The report identified a "presence gap" between cultural diversity in programming and these population benchmarks. It found three critical gaps in analysis of six English-language and five French-language program categories in representation of minorities. These include numbers of expert news analysts or guests in English-language news, on-screen roles filled by individuals from diverse backgrounds in French-language news, and "very few" primary speaking roles filled by minorities in English-language drama.

Among examples of presence gaps, the report cited:
* Visible minorities represent 9% of all appearances for English-language news broadcasts;
* The presence of experts or guests from all visible minorities in English news programming measures only 4.4%;
* The presence of English news program anchors or hosts rises to 12.3%, but for other information programming it falls to 7.3%;
* In 10 of 11 programming categories analyzed, aboriginal representation comprised less than 1 percent of the total (excepting the Aboriginal Peoples Television Network);
* Canadians of Asian or Southeast Asian background the largest ethno-cultural group are "significantly" under-represented on-screen:
* French-language news emerges as the largest presence gap, with only 1.6% of all appearances by visible minorities, falling to zero percent for anchors/hosts and 0.7% for experts/guests.

However, the report noted better representation of minorities in children's programming in both English and French television.

It includes best practices covering 10 areas, ranging from recruitment and hiring to news, information and entertainment programming that should be implemented on a station-by station and company-by-company basis.
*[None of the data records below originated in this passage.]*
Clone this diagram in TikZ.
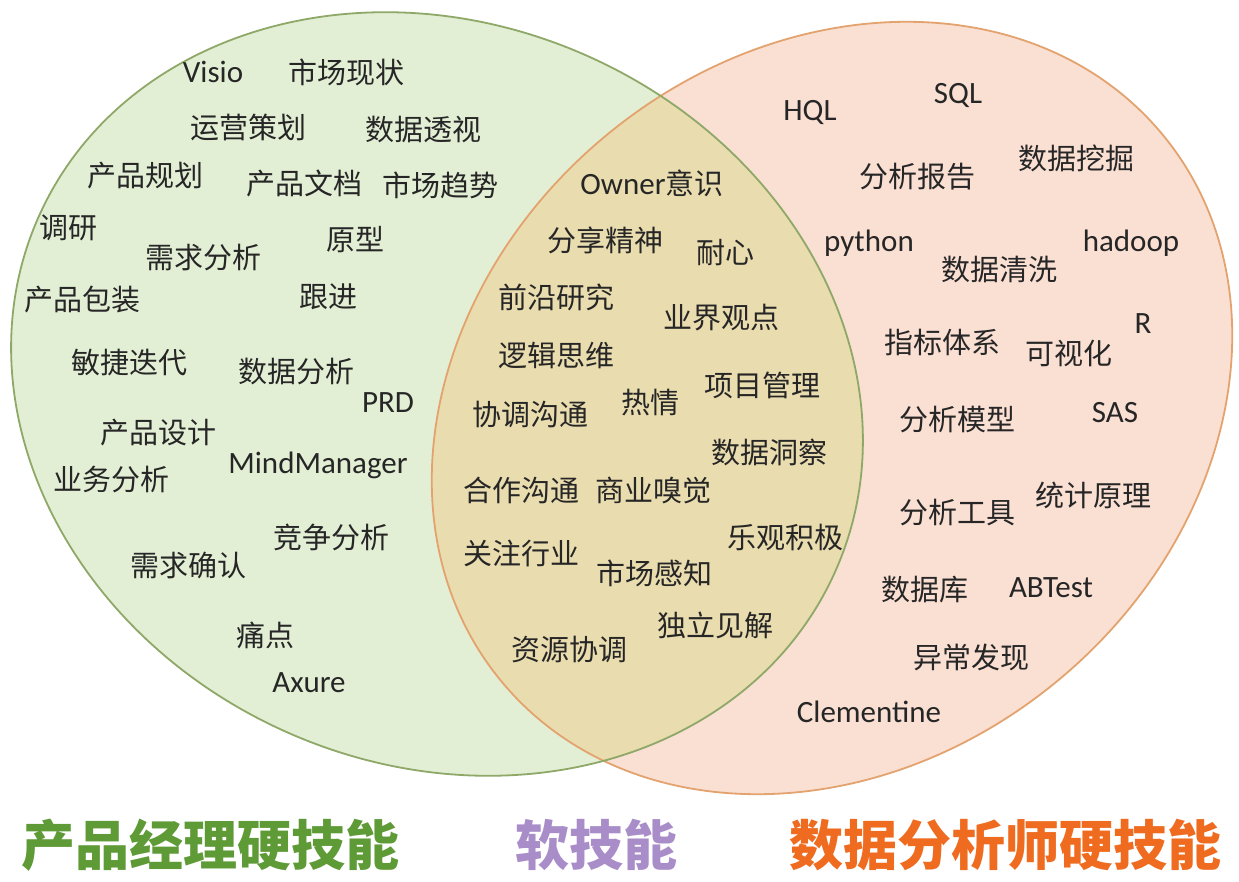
\documentclass[tikz,border=0pt]{standalone}
\usepackage{fontspec}
\setmainfont{Carlito}
\newfontfamily\cjk{Noto Sans CJK SC}

\definecolor{pmfill}{HTML}{E3EFD5}
\definecolor{dafill}{HTML}{FADFD3}
\definecolor{softfill}{HTML}{E9DCAF}
\definecolor{pmline}{HTML}{8EA868}
\definecolor{daline}{HTML}{E3A36E}
\definecolor{pmtitle}{HTML}{5E9A36}
\definecolor{softtitle}{HTML}{A98DC9}
\definecolor{datitle}{HTML}{EE6B1F}

\tikzset{
  skill/.style={font=\cjk\fontsize{29}{34}\selectfont, text=black!85, inner sep=0pt},
  tool/.style={font=\fontsize{31}{36}\selectfont, text=black!85, inner sep=0pt},
  title/.style={font=\cjk\bfseries\fontsize{54}{60}\selectfont, inner sep=0pt},
  pm/.style={rotate around={-24:(437,394)}},
  da/.style={rotate around={39.6:(832,408)}}
}

\begin{document}
\begin{tikzpicture}[x=1pt, y=-1pt]
  \useasboundingbox (0,0) rectangle (1239,882);
  \fill[white] (0,0) rectangle (1239,882);

  % the two sets
  \fill[pmfill, pm] (437,394) ellipse [x radius=436, y radius=370];
  \fill[dafill, da] (832,408) ellipse [x radius=429, y radius=354];
  \begin{scope}
    \clip[pm] (437,394) ellipse [x radius=436, y radius=370];
    \fill[softfill, da] (832,408) ellipse [x radius=429, y radius=354];
  \end{scope}
  \draw[daline, line width=1.8pt, da] (832,408) ellipse [x radius=429, y radius=354];
  \draw[pmline, line width=1.8pt, pm] (437,394) ellipse [x radius=436, y radius=370];

  % product manager
  \node[tool]  (l1)  at (213,72)  {Visio};
  \node[skill] (l2)  at (346,72)  {市场现状};
  \node[skill] (l3)  at (248,127) {运营策划};
  \node[skill] (l4)  at (423,130) {数据透视};
  \node[skill] (l5)  at (145,176) {产品规划};
  \node[skill] (l6)  at (304,183) {产品文档};
  \node[skill] (l7)  at (440,185) {市场趋势};
  \node[skill] (l8)  at (68,228)  {调研};
  \node[skill] (l9)  at (203,258) {需求分析};
  \node[skill] (l10) at (355,240) {原型};
  \node[skill] (l11) at (82,300)  {产品包装};
  \node[skill] (l12) at (328,297) {跟进};
  \node[skill] (l13) at (129,363) {敏捷迭代};
  \node[skill] (l14) at (296,372) {数据分析};
  \node[tool]  (l15) at (388,403) {PRD};
  \node[skill] (l16) at (158,433) {产品设计};
  \node[tool]  (l17) at (318,465) {MindManager};
  \node[skill] (l18) at (111,480) {业务分析};
  \node[skill] (l19) at (331,537) {竞争分析};
  \node[skill] (l20) at (188,565) {需求确认};
  \node[skill] (l21) at (265,635) {痛点};
  \node[tool]  (l22) at (309,683) {Axure};

  % soft skills
  \node[tool]  (m1)  at (652,183) {Owner{\cjk\fontsize{29}{34}\selectfont 意识}};
  \node[skill] (m2)  at (605,240) {分享精神};
  \node[skill] (m3)  at (725,253) {耐心};
  \node[skill] (m4)  at (556,297) {前沿研究};
  \node[skill] (m5)  at (721,318) {业界观点};
  \node[skill] (m6)  at (556,355) {逻辑思维};
  \node[skill] (m7)  at (650,403) {热情};
  \node[skill] (m8)  at (762,385) {项目管理};
  \node[skill] (m9)  at (530,415) {协调沟通};
  \node[skill] (m10) at (769,452) {数据洞察};
  \node[skill] (m11) at (521,490) {合作沟通};
  \node[skill] (m12) at (653,490) {商业嗅觉};
  \node[skill] (m13) at (785,537) {乐观积极};
  \node[skill] (m14) at (521,553) {关注行业};
  \node[skill] (m15) at (654,573) {市场感知};
  \node[skill] (m16) at (715,625) {独立见解};
  \node[skill] (m17) at (569,650) {资源协调};

  % data analyst
  \node[tool]  (r1)  at (810,112)  {HQL};
  \node[tool]  (r2)  at (958,95)   {SQL};
  \node[skill] (r3)  at (917,177)  {分析报告};
  \node[skill] (r4)  at (1076,158) {数据挖掘};
  \node[tool]  (r5)  at (869,243)  {python};
  \node[tool]  (r6)  at (1131,243) {hadoop};
  \node[skill] (r7)  at (999,270)  {数据清洗};
  \node[tool]  (r8)  at (1143,324) {R};
  \node[skill] (r9)  at (942,342)  {指标体系};
  \node[skill] (r10) at (1069,353) {可视化};
  \node[skill] (r11) at (957,420)  {分析模型};
  \node[tool]  (r12) at (1115,413) {SAS};
  \node[skill] (r13) at (1093,495) {统计原理};
  \node[skill] (r14) at (957,513)  {分析工具};
  \node[skill] (r15) at (925,590)  {数据库};
  \node[tool]  (r16) at (1051,588) {ABTest};
  \node[skill] (r17) at (971,657)  {异常发现};
  \node[tool]  (r18) at (869,712)  {Clementine};

  % headings
  \node[title, text=pmtitle]   (pmhead)   at (210,845)  {产品经理硬技能};
  \node[title, text=softtitle] (softhead) at (596,845)  {软技能};
  \node[title, text=datitle]   (dahead)   at (1005,845) {数据分析师硬技能};
\end{tikzpicture}
\end{document}
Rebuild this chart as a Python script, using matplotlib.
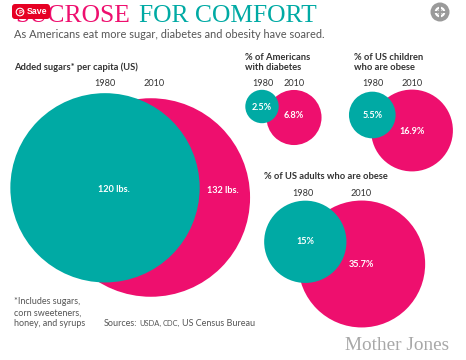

The broadcasting industry must commit to improving and advancing cultural diversity on television, the reports says, adding a long-term commitment to change and to achieving success is an essential starting point.

"In applying, and then measuring the effectiveness of the Best Practices, it is important to note that a "one-size-fits-all" approach will not work in a broadcasting system as geographically and linguistically diverse as Canada's," it concludes. "Given the diversity of the system, it is incumbent upon individual broadcasters to develop the tools that will be most relevant for them and to determine the most appropriate and effective ways to use these tools."

Glenn O'Farrell, CAB president and CEO, says Canada's private broadcasters are committed to assuming a leadership role in implementing industry-wide best practices.

"This commitment to advancing the reflection and portrayal of cultural diversity on television is critical to ensuring our television screens are truly responsive to Canadian audiences." he said. "The CAB looks forward to working with our industry partners to implement the Task Force's recommended Best Practices and industry initiatives in order to advance cultural diversity within all sectors of the broadcasting industry,"

Anna Chiappa, of the Canadian Ethno-cultural Council, noted the timing of the Task Force report coincided with a United Nation Human Development report emphasizing the need for greater multicultural initiatives world-wide. "They just reinforced the need to continue to reflect that reality in broadcasting and media," she said. "This U.N. report says we're on the right track and we've just got to do more."